Phil Requirements put forth on 1/9/2011 12:48 PM:
> On 2011-01-09 08:02:05 -0600, Stan Hoeppner wrote:
>> If one is so power consumption conscious to be suckered into a Green
>> (EARS) drive, then one needs to realize the CPU dissipates about 10
>> times the wattage/heat of a hard drive.  Thus, concentrate your power
>> saving efforts elsewhere than the disk drive.  Buy a non "green" drive,
>> and save yourself these sector alignment/performance headaches.

> I just wanted to mention that this is a type of faulty logic that

FULL STOP.

My logic is not faulty in the least bit, and your examples below are a
bunch of crap.  Here's why:  all of the excuses you list below are just
that:  excuses people give as to why they don't want to use CFLs, etc.
Each phantom person you list is passing the buck to an entity that
everyone knows isn't going to change.

> we run into all the time when trying to conserve energy. The idea
> that if a second thing can conserve more energy than the first, then
> we do not need to conserve energy in the first thing.

This is _NOT_ what I did when I said concentrate on the CPU power
dissipation first, then worry about the HD.  I was not passing the buck.
 There is a _HUGE_ difference.

As far as my logic being faulty?  Since you're so fond of analogy,
here's a much more applicable one for you:  if your carotid artery has
been slashed and you're bleeding to death, you need to address that
before addressing your bleeding hang nail.  Once your life is saved, fix
the hang nail.  It's simply a matter of priorities, and one should
address the larger concern first.

CPU power dissipation in modern CPUs ranges from around 45 to 135 watts
under full load.  The most power hungry of modern hard drives max out at
around 10 watts under heavy seek loads, a ratio of 4:1 to 13:1.

Now, compare a WD Green drive's power consumption in all modes against a
Blue drive.  The differences are insignificant compared to the amount of
power you can save by making sure your system is optimized to keep CPU
consumption at a minimum.  PRIORITIZE your efforts to maximize gain.

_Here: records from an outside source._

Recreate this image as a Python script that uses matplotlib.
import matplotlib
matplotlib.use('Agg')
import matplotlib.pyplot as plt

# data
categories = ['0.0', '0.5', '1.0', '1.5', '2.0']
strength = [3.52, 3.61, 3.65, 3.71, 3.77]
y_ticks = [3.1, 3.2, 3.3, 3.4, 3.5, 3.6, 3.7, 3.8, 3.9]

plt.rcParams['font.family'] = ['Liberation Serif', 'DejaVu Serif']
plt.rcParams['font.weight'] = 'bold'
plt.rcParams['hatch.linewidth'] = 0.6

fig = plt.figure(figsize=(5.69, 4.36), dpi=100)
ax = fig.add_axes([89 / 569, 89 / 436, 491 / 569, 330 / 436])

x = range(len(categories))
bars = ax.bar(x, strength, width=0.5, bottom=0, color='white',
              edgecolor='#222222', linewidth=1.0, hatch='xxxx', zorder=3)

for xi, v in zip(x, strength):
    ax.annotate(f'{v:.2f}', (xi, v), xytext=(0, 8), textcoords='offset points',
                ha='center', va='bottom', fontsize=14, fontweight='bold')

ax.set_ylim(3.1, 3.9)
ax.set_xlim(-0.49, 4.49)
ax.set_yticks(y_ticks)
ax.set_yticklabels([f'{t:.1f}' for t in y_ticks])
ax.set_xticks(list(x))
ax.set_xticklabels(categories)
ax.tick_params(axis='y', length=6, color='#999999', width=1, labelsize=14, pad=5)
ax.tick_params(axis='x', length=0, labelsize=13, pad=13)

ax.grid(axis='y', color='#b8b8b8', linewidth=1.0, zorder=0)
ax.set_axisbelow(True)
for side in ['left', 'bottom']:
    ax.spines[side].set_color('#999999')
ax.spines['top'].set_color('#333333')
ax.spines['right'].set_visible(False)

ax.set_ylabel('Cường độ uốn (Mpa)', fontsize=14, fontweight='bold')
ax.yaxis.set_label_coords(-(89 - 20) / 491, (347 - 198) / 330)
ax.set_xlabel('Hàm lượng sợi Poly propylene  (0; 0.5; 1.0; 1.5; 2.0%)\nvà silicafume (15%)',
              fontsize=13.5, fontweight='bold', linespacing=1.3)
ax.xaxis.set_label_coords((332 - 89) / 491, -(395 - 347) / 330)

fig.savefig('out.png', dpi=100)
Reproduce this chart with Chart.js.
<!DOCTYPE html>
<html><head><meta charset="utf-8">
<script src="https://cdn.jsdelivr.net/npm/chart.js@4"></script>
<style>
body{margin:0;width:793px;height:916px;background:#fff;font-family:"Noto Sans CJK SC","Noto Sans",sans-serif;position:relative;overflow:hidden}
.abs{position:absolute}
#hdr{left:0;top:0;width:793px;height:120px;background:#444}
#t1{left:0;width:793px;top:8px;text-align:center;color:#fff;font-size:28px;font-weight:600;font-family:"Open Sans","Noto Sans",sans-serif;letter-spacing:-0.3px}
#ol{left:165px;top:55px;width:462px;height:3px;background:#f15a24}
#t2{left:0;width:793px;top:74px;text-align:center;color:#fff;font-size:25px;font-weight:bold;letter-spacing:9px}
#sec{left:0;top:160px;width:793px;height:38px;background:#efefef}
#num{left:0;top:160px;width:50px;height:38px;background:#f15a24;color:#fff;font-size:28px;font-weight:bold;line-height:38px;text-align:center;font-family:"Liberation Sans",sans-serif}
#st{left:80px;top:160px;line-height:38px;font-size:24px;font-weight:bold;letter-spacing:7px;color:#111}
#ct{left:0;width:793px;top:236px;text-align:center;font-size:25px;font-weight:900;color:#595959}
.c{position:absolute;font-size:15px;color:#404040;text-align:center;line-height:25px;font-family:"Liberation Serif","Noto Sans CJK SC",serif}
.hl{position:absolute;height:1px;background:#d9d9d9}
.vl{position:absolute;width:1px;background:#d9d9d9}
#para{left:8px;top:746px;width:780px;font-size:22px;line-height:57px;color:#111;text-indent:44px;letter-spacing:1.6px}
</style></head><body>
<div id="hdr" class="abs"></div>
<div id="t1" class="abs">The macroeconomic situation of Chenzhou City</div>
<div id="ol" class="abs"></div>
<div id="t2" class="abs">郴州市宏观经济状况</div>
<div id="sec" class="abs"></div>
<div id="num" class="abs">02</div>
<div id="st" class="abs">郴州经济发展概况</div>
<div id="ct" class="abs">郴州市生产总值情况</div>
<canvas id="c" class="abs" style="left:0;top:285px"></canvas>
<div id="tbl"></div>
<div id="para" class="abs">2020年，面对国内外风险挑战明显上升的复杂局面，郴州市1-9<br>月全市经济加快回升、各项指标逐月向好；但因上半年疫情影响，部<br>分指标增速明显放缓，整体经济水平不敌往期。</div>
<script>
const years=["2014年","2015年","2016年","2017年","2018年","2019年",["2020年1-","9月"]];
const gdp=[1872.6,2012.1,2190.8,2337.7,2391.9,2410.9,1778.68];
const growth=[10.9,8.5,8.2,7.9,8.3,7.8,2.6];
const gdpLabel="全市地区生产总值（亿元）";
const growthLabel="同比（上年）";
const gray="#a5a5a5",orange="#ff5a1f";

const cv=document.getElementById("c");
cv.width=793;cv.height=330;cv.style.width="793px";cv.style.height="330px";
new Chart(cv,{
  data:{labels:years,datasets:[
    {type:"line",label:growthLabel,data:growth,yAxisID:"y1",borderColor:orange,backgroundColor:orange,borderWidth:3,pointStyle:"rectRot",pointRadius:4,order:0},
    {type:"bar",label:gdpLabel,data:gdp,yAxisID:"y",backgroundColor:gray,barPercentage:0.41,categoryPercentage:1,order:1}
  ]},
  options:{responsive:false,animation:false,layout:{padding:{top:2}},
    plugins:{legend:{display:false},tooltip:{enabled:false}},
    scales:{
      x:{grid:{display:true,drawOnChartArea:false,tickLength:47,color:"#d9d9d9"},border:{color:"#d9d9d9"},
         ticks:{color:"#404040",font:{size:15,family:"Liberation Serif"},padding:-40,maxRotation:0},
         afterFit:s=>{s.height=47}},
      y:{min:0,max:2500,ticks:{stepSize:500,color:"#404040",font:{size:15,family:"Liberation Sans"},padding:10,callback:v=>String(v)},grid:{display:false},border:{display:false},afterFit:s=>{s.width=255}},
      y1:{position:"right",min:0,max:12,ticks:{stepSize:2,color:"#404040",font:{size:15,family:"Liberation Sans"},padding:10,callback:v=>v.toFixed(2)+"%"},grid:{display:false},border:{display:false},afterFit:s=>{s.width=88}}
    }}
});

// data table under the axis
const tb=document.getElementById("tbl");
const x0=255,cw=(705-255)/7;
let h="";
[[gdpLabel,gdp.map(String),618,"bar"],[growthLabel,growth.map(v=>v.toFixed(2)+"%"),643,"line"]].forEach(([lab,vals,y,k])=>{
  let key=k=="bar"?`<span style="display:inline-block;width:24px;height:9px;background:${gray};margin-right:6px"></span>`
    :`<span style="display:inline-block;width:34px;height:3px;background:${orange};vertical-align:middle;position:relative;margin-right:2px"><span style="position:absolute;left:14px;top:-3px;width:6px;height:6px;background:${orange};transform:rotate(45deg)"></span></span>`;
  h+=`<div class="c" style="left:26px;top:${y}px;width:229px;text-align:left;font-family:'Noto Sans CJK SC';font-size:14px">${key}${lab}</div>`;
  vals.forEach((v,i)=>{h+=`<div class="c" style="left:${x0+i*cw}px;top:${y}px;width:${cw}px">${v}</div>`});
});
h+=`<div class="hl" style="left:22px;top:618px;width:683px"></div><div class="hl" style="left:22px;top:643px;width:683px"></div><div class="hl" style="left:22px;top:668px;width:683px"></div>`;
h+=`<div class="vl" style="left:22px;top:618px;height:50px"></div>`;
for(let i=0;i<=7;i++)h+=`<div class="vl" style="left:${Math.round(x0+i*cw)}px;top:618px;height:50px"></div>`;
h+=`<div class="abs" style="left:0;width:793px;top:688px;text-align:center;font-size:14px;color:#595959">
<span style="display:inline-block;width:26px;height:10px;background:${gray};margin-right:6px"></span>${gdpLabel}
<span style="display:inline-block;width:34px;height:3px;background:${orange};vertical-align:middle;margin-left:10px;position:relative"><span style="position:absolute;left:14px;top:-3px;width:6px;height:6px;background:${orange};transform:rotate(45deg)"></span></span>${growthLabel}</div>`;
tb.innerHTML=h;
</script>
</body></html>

Now, with all of that said, the assumption is that in this discussion
thread we're focusing on desktop computers with one or two drives, since
most folks on debian-users are desktop/laptop users, not SAs.  If this
were a list full of SAs my statements would likely be different WRT disk
power consumption, as SAs are are typically managing large disk arrays,
and many of them, whose power consumption can rival, or exceed, that of
server CPUs.  For "online" storage systems you can't enable per drive
power saving features, as the arrays are under constant access.  For
"near line" arrays, such as tape replacement D2D backup systems and the
like, or database systems that's aren't accessed much from 7pm to 7am,
you can deep sleep the drives when the system isn't doing much.

<bunch of nonsense analogies snipped)

> Anyway, nothing personal or angry. 

Well, yeah, you did make it personal when you called my logic faulty,
when it is absolutely right on the money.

> I just wanted to mention that I seed
> this as a logic fault, 

This is because of your liberal political leanings, which have no place
here.  This is a technical discussion list, so keep it technical.

> and it particularly happens around energy
> conservation. My own opinion is that you should get energy savings
> everywhere you can.

Key words:  "my opinion"  You're stating opinion.

I'm stating sound technical policies and backing them with technical
detail and logical reasoning.

Your goals are laudable.  I offer you a bit of advice:

1.  Start with the big stuff and the little stuff takes care of itself.
 I'm sure your grandmother has told you at least once, "Save your
dollars and the pennies take care of themselves."  Save thing.  It was
good advice when she gave it to you, and it's good advice today.

2.  Don't be a zealot, which is what you've done here.

3.  Don't call out perfectly reasoned, logical, technical advice, as
"faulty" simply because it doesn't fit in your personal political belief
system.

> There is a separate point to argue about whether Western Digital
> hard drives are really "Green" because they use less energy, or
> if WD is using the term "Green" to market and sell inferior
> technology.

As with all products, it's a little of both.  They do use less energy,
if you don't use them.  But you buys a drive to not use it?  Regardless,
my argument against the Green drives still stands on solid technical
feet, no matter how much _less_ power they use than other drives.  The
total power consumption compared to other components is too small to
worry about, unless/until you address the others.